For me, the idea of bringing creativity into dialogue with criticality and critical pedagogy is really important. In terms of my own practice, Antigonish is the place in Canada where cooperatives were started so there’s a long history of fishing and farming cooperatives. One of the impetuses for these was the Antigonish movement that emerged in the 1920s and 30s in the area. An internationally focused institute called the COADY International Institute took these ideas of cooperative, ground-up, community-lead and owned development and connected them with the world. So, for the last 60 odd years there have been folks coming from around the world to St Xavier and learning in community with each other about how to tackle different issues that are confronting their communities and how to organize. They own their own path of development, and that is a component of the legacy of St Xavier that I really connect with and that’s part of what attracted me to the university. My practice has really been about trying to draw on some of that legacy and build relationships with some of the Coady participants who have come over the years, many of whom have become development studies students and then either stayed here in Canada and become community activists or who have gone back to the countries where they originally came from, and have continued to make astounding levels of difference in their contexts.


So that’s definitely one of the stories of our program and it’s something that I feel very proud of. But at the same time, I think that our program is also a place where a lot of students who feel that the world is not right and who have a sense of there’s something wrong, end up on our doorstep. We take them through a four year program which really helps to give them tools to peel back some of their own assumptions and presumptions but also to look more deeply into the power dynamics of our world, and how decisions are made and who wins and who loses consistently over time and how that leads to historical legacies of inequality and systemic racism and misogyny.

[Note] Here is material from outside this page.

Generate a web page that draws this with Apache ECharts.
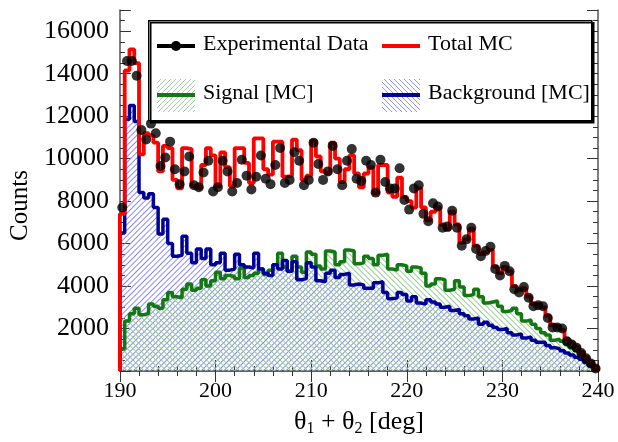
<!DOCTYPE html>
<html>
<head>
<meta charset="utf-8">
<script src="https://cdn.jsdelivr.net/npm/echarts@6/dist/echarts.min.js"></script>
<style>
  html, body { margin: 0; background: #fff; }
  #chart { width: 618px; height: 442px; }
</style>
</head>
<body>
<div id="chart"></div>
<script>
// 100 bins of 0.5 deg from 190 to 240
const xMin = 190, xMax = 240, binWidth = 0.5;

const dataCounts = [
  7700, 14600, 14600, 13900, 11350, 10900, 11650, 11200, 9650, 10050,
  10800, 9500, 8800, 9400, 10100, 8750, 8650, 9350, 9900, 8450,
  8650, 9900, 9400, 8450, 8850, 9950, 9200, 8550, 9150, 10150,
  9050, 8800, 9700, 10500, 8850, 9000, 10300, 9900, 8750, 9000,
  10750, 9750, 9000, 9400, 10600, 9500, 8750, 9900, 10450, 9050,
  8950, 9900, 9700, 8400, 9950, 8900, 8600, 8600, 9550, 8050,
  7600, 8600, 8750, 7400, 7050, 7900, 7750, 6750, 6800, 7550,
  6750, 5900, 6200, 6750, 5750, 5400, 5650, 5850, 4800, 4500,
  4950, 4700, 3850, 3700, 3950, 3450, 3050, 3100, 3050, 2500,
  2050, 2050, 2000, 1400, 1250, 1100, 850, 600, 350, 120
];

const totalMC = [
  7400, 14150, 15150, 14500, 10200, 11200, 11100, 10750, 9400, 10600,
  10500, 9000, 8600, 10500, 10450, 8700, 8600, 9700, 10500, 10150,
  8700, 10300, 9600, 8700, 10500, 10500, 9800, 8850, 10950, 10950,
  9500, 9250, 10800, 10800, 9150, 9200, 10900, 10400, 9000, 9200,
  10850, 10100, 9400, 9300, 10750, 10000, 8900, 9500, 10150, 9300,
  8650, 9300, 9600, 8350, 9700, 9700, 8400, 8200, 9100, 8200,
  8000, 7700, 8600, 7700, 7100, 7500, 7700, 6900, 6650, 7500,
  6900, 6050, 6200, 6700, 5900, 5500, 5600, 5700, 4900, 4600,
  4900, 4700, 4000, 3800, 3900, 3500, 3150, 3150, 3000, 2600,
  2150, 2100, 1950, 1500, 1350, 1150, 900, 650, 400, 150
];

const signalMC = [
  1050, 2350, 2700, 2950, 2650, 2700, 3150, 3050, 2950, 3350,
  3700, 3500, 3450, 3850, 4100, 3800, 3900, 4300, 4000, 4250,
  4650, 4350, 4500, 4450, 4350, 4850, 4400, 4500, 4600, 4800,
  4550, 4750, 5000, 5550, 4900, 4700, 5400, 4900, 4650, 5600,
  5500, 4950, 4800, 5650, 5600, 5000, 5150, 5700, 5650, 5050,
  5100, 5400, 5300, 5000, 5450, 5500, 4800, 4750, 5000, 4950,
  4700, 4900, 4850, 4600, 4000, 4100, 4350, 4300, 3800, 3850,
  4250, 3950, 3550, 3600, 3850, 3500, 3200, 3250, 3300, 3050,
  2800, 2850, 2950, 2700, 2350, 2400, 2200, 2000, 1800, 1700,
  1450, 1500, 1400, 1250, 1100, 950, 750, 600, 430, 200
];

const backgroundMC = [
  6500, 11850, 12500, 11750, 8400, 8150, 8350, 7700, 6450, 7150,
  6000, 5400, 5450, 6350, 5550, 5100, 5750, 5300, 5750, 5000,
  5100, 5550, 4750, 4800, 5500, 5000, 4900, 4850, 5550, 4800,
  4600, 4500, 5000, 4800, 5200, 4700, 5150, 4300, 4350, 5100,
  4900, 4250, 4200, 4600, 4750, 4400, 4550, 4600, 4050, 4100,
  4050, 3900, 3900, 4150, 4200, 3700, 3400, 3450, 3700, 3600,
  3300, 3500, 3200, 3150, 3350, 3250, 3150, 3000, 3050, 2850,
  2900, 2700, 2600, 2450, 2500, 2200, 2300, 2150, 2050, 1950,
  2000, 1800, 1700, 1750, 1550, 1600, 1450, 1350, 1350, 1200,
  1100, 1050, 950, 850, 750, 650, 550, 400, 250, 100
];

const serif = 'Liberation Serif';
const blue = '#000099', green = '#137813', red = '#ff0000';
const blueHatch = '#8a8af6', greenHatch = '#98cc98';

// histogram outline as step points, closed to zero at both ends
function stepPoints(vals) {
  let pts = [[xMin, 0]];
  for (let i = 0; i < vals.length; i++) {
    pts.push([xMin + i * binWidth, vals[i]]);
  }
  pts.push([xMax, vals[vals.length - 1]]);
  pts.push([xMax, 0]);
  return pts;
}

// diagonal line decal
function hatchDecal(color, angle) {
  return {
    symbol: 'rect',
    symbolSize: 1,
    color: color,
    backgroundColor: 'rgba(255,255,255,0)',
    dashArrayX: [1, 0],
    dashArrayY: [1, 3],
    rotation: angle
  };
}

// canvas tile for the legend boxes, dir 1 = "/", -1 = "\"
function hatch(color, dir) {
  let c = document.createElement('canvas');
  c.width = 5; c.height = 5;
  let g = c.getContext('2d');
  g.strokeStyle = color;
  g.lineWidth = 0.9;
  g.beginPath();
  if (dir > 0) {
    g.moveTo(-1, 6); g.lineTo(6, -1);
    g.moveTo(-1, 1); g.lineTo(1, -1);
    g.moveTo(4, 6); g.lineTo(6, 4);
  } else {
    g.moveTo(-1, -1); g.lineTo(6, 6);
    g.moveTo(4, -1); g.lineTo(6, 1);
    g.moveTo(-1, 4); g.lineTo(1, 6);
  }
  g.stroke();
  return { image: c, repeat: 'repeat' };
}

const points = dataCounts.map((v, i) => [xMin + (i + 0.5) * binWidth, v]);

const myChart = echarts.init(document.getElementById('chart'));

const axisCommon = {
  axisLine: { show: true, lineStyle: { color: '#555', width: 1.5 } },
  axisTick: { show: true, inside: true, length: 11, lineStyle: { color: '#333' } },
  splitLine: { show: false }
};
const xMinor = { minorTick: { show: true, splitNumber: 5, length: 5, lineStyle: { color: '#333' } } };
const yMinor = { minorTick: { show: true, splitNumber: 4, length: 5, lineStyle: { color: '#333' } } };

let option = {
  animation: false,
  grid: { left: 113, right: 20, top: 10, bottom: 61 },
  xAxis: [
    Object.assign({
      type: 'value', min: xMin, max: xMax, interval: 10,
      axisLabel: { fontFamily: serif, fontSize: 22, color: '#000', margin: 9 },
      name: 'θ{s|1} + θ{s|2} [deg]',
      nameLocation: 'middle',
      nameGap: 36,
      nameTextStyle: {
        fontFamily: serif, fontSize: 26, color: '#000',
        rich: { s: { fontFamily: serif, fontSize: 16, verticalAlign: 'bottom', padding: [14, 0, 0, 0] } }
      }
    }, axisCommon, xMinor),
    Object.assign({
      type: 'value', min: xMin, max: xMax, interval: 10, position: 'top',
      axisLabel: { show: false }
    }, axisCommon, xMinor)
  ],
  yAxis: [
    Object.assign({
      type: 'value', min: 0, max: 17000, interval: 2000,
      axisLabel: {
        fontFamily: serif, fontSize: 26, color: '#000', margin: 11,
        formatter: v => (v > 0 && v % 2000 === 0) ? String(v) : ''
      },
      name: 'Counts',
      nameLocation: 'middle',
      nameGap: 82,
      nameTextStyle: { fontFamily: serif, fontSize: 25, color: '#000', padding: [0, 30, 0, 0] }
    }, axisCommon, yMinor),
    Object.assign({
      type: 'value', min: 0, max: 17000, interval: 2000, position: 'right',
      axisLabel: { show: false }
    }, axisCommon, yMinor)
  ],
  series: [
    {
      name: 'Background fill', type: 'line', step: 'end', symbol: 'none', z: 1,
      data: stepPoints(backgroundMC),
      lineStyle: { width: 0 },
      itemStyle: { color: blueHatch, decal: hatchDecal(blueHatch, -Math.PI / 4) },
      areaStyle: { color: 'rgba(255,255,255,0.01)', opacity: 1 }
    },
    {
      name: 'Signal fill', type: 'line', step: 'end', symbol: 'none', z: 2,
      data: stepPoints(signalMC),
      lineStyle: { width: 0 },
      itemStyle: { color: greenHatch, decal: hatchDecal(greenHatch, Math.PI / 4) },
      areaStyle: { color: 'rgba(255,255,255,0.01)', opacity: 1 }
    },
    {
      name: 'Signal [MC]', type: 'line', step: 'end', symbol: 'none', z: 3,
      data: stepPoints(signalMC),
      lineStyle: { color: green, width: 3.5 }
    },
    {
      name: 'Background [MC]', type: 'line', step: 'end', symbol: 'none', z: 4,
      data: stepPoints(backgroundMC),
      lineStyle: { color: blue, width: 3.5 }
    },
    {
      name: 'Total MC', type: 'line', step: 'end', symbol: 'none', z: 5,
      data: stepPoints(totalMC),
      lineStyle: { color: red, width: 3.8 }
    },
    {
      name: 'Experimental Data', type: 'scatter', z: 6,
      symbol: 'circle', symbolSize: 10,
      itemStyle: { color: '#000' },
      data: points
    }
  ],
  graphic: [
    {
      type: 'rect', left: 148, top: 20, z: 100,
      shape: { width: 443, height: 100 },
      style: { fill: '#fff', stroke: '#000', lineWidth: 1.5, shadowColor: '#000', shadowOffsetX: 2, shadowOffsetY: 2, shadowBlur: 0 }
    },
    // row 1
    { type: 'line', z: 101, shape: { x1: 157, y1: 46, x2: 195, y2: 46 }, style: { stroke: '#000', lineWidth: 4 } },
    { type: 'circle', z: 102, shape: { cx: 176, cy: 46, r: 5 }, style: { fill: '#000' } },
    { type: 'text', z: 101, left: 203, top: 33, style: { text: 'Experimental Data', font: '22px "Liberation Serif"', fill: '#000' } },
    { type: 'line', z: 101, shape: { x1: 382, y1: 46, x2: 420, y2: 46 }, style: { stroke: red, lineWidth: 4 } },
    { type: 'text', z: 101, left: 428, top: 33, style: { text: 'Total MC', font: '22px "Liberation Serif"', fill: '#000' } },
    // row 2
    { type: 'rect', z: 101, shape: { x: 157, y: 79, width: 38, height: 33 }, style: { fill: hatch(greenHatch, 1), stroke: null } },
    { type: 'line', z: 102, shape: { x1: 157, y1: 95, x2: 195, y2: 95 }, style: { stroke: green, lineWidth: 4 } },
    { type: 'text', z: 101, left: 203, top: 82, style: { text: 'Signal [MC]', font: '22px "Liberation Serif"', fill: '#000' } },
    { type: 'rect', z: 101, shape: { x: 382, y: 79, width: 38, height: 33 }, style: { fill: hatch(blueHatch, -1), stroke: null } },
    { type: 'line', z: 102, shape: { x1: 382, y1: 95, x2: 420, y2: 95 }, style: { stroke: blue, lineWidth: 4 } },
    { type: 'text', z: 101, left: 428, top: 82, style: { text: 'Background [MC]', font: '22px "Liberation Serif"', fill: '#000' } }
  ]
};

myChart.setOption(option);
</script>
</body>
</html>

One of the things though that we always do in our program is try to keep the door to hope and action open and really seeing the two linked, by making sure that students have an opportunity to work in critical spaces to meet with activists, to hear from people who have been involved in change efforts throughout their lives. Those seeds really help give students something to nurture and then grow within themselves, to come out with a sense that, yes things are not good, there are really, really severe challenges facing our world right now, but burying your head in the sand is not going to make any change. But picking up something and trying to do something with it and then meeting others and working with them, that’s the seed of hope, that’s where hope comes through action. It doesn’t matter where that action happens, it’s not like you have to look a particular way, it’s not about performing and about wearing the right shade of black, it’s about engaging where you are, connecting with what are the peculiarities of your life and seeing what can come out of making those connections.


Can you share a couple of concrete teaching examples and how your students are learning from them?

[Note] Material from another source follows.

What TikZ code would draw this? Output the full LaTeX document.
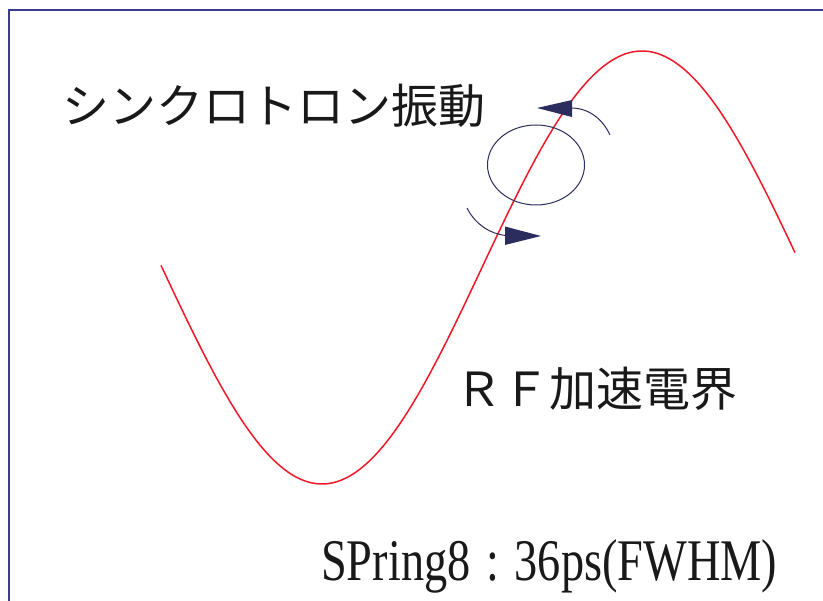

I try to bring different texts into dialogue to challenge the authority of a text or of a particular author that is well recognized within Eurocentric thinking. The example that I use in my own work is taking a small segment of Adam Smith’s work, the ‘father’ of economics, and then bringing him into dialogue with Olaudah Equiano, who is an author and a former slave and a major voice in the abolitionist movement. The two were writing around the same time, and we all know Smith’s work but not Equiano’s. And I try to use that as a way to open students’ eyes to the power of historical expertise, the power of authority in deciding whose voice we listen to, whose voice we know about and whose we don’t.

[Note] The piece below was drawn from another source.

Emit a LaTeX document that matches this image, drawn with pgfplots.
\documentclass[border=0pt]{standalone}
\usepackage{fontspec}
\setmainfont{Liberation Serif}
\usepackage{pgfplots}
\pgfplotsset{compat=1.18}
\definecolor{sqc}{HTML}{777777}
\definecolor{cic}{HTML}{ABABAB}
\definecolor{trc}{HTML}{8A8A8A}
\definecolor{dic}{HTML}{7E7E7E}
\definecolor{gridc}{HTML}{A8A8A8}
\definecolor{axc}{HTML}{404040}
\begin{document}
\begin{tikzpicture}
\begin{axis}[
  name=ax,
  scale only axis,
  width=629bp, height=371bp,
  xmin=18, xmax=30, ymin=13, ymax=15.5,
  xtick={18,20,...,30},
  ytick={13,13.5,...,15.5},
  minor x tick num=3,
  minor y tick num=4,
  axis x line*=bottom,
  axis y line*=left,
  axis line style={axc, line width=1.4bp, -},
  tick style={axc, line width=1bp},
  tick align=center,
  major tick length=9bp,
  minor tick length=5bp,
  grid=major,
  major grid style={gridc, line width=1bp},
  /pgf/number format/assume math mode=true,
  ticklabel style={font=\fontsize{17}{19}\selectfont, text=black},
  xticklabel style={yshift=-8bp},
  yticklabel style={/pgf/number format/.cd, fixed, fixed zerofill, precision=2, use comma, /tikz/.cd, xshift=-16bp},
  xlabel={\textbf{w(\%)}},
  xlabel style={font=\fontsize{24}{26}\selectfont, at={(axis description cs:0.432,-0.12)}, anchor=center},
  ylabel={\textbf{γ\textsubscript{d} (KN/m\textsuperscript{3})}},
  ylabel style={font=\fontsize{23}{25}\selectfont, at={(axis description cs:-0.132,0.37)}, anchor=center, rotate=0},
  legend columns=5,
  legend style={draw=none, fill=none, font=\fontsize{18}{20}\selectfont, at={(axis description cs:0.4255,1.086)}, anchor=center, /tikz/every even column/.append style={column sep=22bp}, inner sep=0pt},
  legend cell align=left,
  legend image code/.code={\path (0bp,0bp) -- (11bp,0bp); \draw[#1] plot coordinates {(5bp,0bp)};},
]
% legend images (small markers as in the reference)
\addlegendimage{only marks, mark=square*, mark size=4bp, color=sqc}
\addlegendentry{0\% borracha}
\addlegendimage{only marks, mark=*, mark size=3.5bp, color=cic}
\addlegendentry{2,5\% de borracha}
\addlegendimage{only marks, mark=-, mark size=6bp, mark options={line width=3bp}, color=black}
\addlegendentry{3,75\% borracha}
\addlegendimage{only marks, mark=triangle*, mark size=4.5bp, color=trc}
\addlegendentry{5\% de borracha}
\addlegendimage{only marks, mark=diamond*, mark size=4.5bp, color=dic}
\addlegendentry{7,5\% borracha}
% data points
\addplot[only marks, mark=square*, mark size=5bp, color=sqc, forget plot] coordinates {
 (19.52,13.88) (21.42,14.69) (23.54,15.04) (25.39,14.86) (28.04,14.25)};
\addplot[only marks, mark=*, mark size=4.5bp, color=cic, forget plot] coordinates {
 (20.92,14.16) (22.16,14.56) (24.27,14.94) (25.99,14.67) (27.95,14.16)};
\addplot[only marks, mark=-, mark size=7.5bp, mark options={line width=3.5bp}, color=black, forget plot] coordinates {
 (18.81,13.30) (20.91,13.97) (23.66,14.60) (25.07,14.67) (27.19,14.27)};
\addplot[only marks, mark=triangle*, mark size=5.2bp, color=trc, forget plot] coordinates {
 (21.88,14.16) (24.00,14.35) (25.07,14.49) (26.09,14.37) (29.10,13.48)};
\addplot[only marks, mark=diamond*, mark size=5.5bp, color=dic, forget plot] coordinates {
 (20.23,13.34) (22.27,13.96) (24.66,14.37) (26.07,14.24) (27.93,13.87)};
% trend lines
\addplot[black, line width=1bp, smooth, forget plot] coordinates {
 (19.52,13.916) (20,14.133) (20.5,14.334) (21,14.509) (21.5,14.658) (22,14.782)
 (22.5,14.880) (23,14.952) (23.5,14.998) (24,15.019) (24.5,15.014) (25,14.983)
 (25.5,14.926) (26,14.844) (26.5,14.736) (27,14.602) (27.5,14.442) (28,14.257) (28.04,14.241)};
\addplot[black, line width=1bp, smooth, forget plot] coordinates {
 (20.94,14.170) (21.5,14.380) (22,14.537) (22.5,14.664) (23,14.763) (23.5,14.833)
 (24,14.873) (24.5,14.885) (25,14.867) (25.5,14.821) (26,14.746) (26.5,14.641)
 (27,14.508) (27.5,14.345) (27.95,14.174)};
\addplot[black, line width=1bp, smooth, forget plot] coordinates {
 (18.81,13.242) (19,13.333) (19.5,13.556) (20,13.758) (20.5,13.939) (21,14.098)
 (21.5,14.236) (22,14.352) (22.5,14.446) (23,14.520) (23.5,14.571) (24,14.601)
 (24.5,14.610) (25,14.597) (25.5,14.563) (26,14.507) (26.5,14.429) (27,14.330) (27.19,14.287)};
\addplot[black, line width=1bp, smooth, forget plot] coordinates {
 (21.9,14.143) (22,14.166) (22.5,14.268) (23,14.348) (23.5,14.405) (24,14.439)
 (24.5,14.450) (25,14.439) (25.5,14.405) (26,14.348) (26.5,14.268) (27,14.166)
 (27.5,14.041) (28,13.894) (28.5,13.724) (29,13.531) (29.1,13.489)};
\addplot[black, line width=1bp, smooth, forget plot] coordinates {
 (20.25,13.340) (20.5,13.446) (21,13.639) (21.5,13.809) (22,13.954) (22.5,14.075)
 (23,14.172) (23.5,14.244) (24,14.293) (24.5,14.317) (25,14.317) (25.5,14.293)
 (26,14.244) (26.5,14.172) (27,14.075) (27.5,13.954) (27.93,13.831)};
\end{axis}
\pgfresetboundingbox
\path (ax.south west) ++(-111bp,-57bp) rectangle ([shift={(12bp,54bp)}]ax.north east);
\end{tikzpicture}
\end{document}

But I also try to use it as a way to unpack voice and to draw students’ attention to how is voice being constructed in these different pieces. The kind of disembodied voice of Smith versus the voice of Equiano very much rooted in history and some of the tragedies and abuse he experienced, that’s his narrative voice. I ask students to think about humanity and think about who comes out more clearly as being human and rooted in the human condition and use that to explore why it is that we give this disembodied voice more recognition than this one that is very much rooted in human experience. I use that to start conversations, to create a bit of a schism, an opening in people’s minds about what’s happening today that is doing similar kinds of work of silencing some voices and privileging other voices.


Another thing I have been working on over the last few years is a kind of scaffolding for criticality, not pushing students too hard in the initial years and then over time creating more and more spaces for students to start their own critical engagement and to hand over tools that can really take them into new spaces. One of the other courses I teach is a Social Change in Practice class, where students do a lot of engagement with a social change organization or movement. They get a chance to talk to a lot of activists, they read a lot of critical literature that’s about community change, it’s about ethics, it’s about who are we as people to get involved in change. It asks critical questions around power, race, class, gender, ability. It is also encouraging hyper-reflexivity, not just reflecting on things but reflecting deeply in an ongoing basis about what’s happening and also on our own involvement, our own capability, our potential to get involved.


One of the reasons we focus on local context for placements is that, at least in the development context, many folks, especially from a northern perspective who are learning in institutions in Europe or North America, say that change that’s happening in other parts of the world is messy, is fraught, has a lot of power dynamics and issues. But they are not recognizing that those same issues run through their communities, run through the dynamics of their own institution. So they will conflate the messiness of change and the different power dynamics, the different agendas that people have, they conflate that with being something that’s a product of culture and particular geographies.


I really want to challenge that from the very early days, to say ‘here’s a community that you know well, you think you know well. Now, as you get involved in local change and you start to hear some of the stories about, for example, what’s the in-camera sessions of the local municipality or the decisions that are being made by university administration that completely push aside the expertise of people like the indigenous student advisor or the black student advisor or the LGBTQS+ advisor.’ Those things have direct repercussions on people and yet the very people you put in place to try to advise on these situations are ignored so just trying to really see how students can literally experience some of these moments of messiness before they then go and do a placement in somebody else’s community or in some other part of the world or even in another part of Canada. Or if they’re an international student, even if they go home to a different part of the country they’re from and start to conflate that messiness with being part of development.


They do not understand that that messiness is always present in change and there’s always agendas and there’s always power dynamics. This is a key element of the teaching approach that I use, especially around experiential learning and linking that to hyper-reflexivity. Then when students go into the more extended placement in their fourth year and they have been able to start to build a relational understanding that is similar to the aboriginal Queensland idea of solidarity – ‘if you’ve come because you want to help me change, I don’t really need your help. But if you’ve come because you see that your liberation is bound up in mine, then we can work together, then we can start to actually tackle these issues together, and you start to see that I am as much of an expert as you are.’


That is the trajectory of the work we’re doing in the program and I see my work as being part of those building blocks that really enable students to leave feeling like they have skills to do critical engagement, they have hyper-reflexivity, hyper-reflexive instincts to ask questions about themselves and about the world and about how things are happening. But they also carry this idea that complex change is messy and that there are power dynamics at play. Get involved with them, see how you can be part of things, but not in a kind of saviour idea, but you know, in a way that you see your future bound up in whatever comes out of these processes.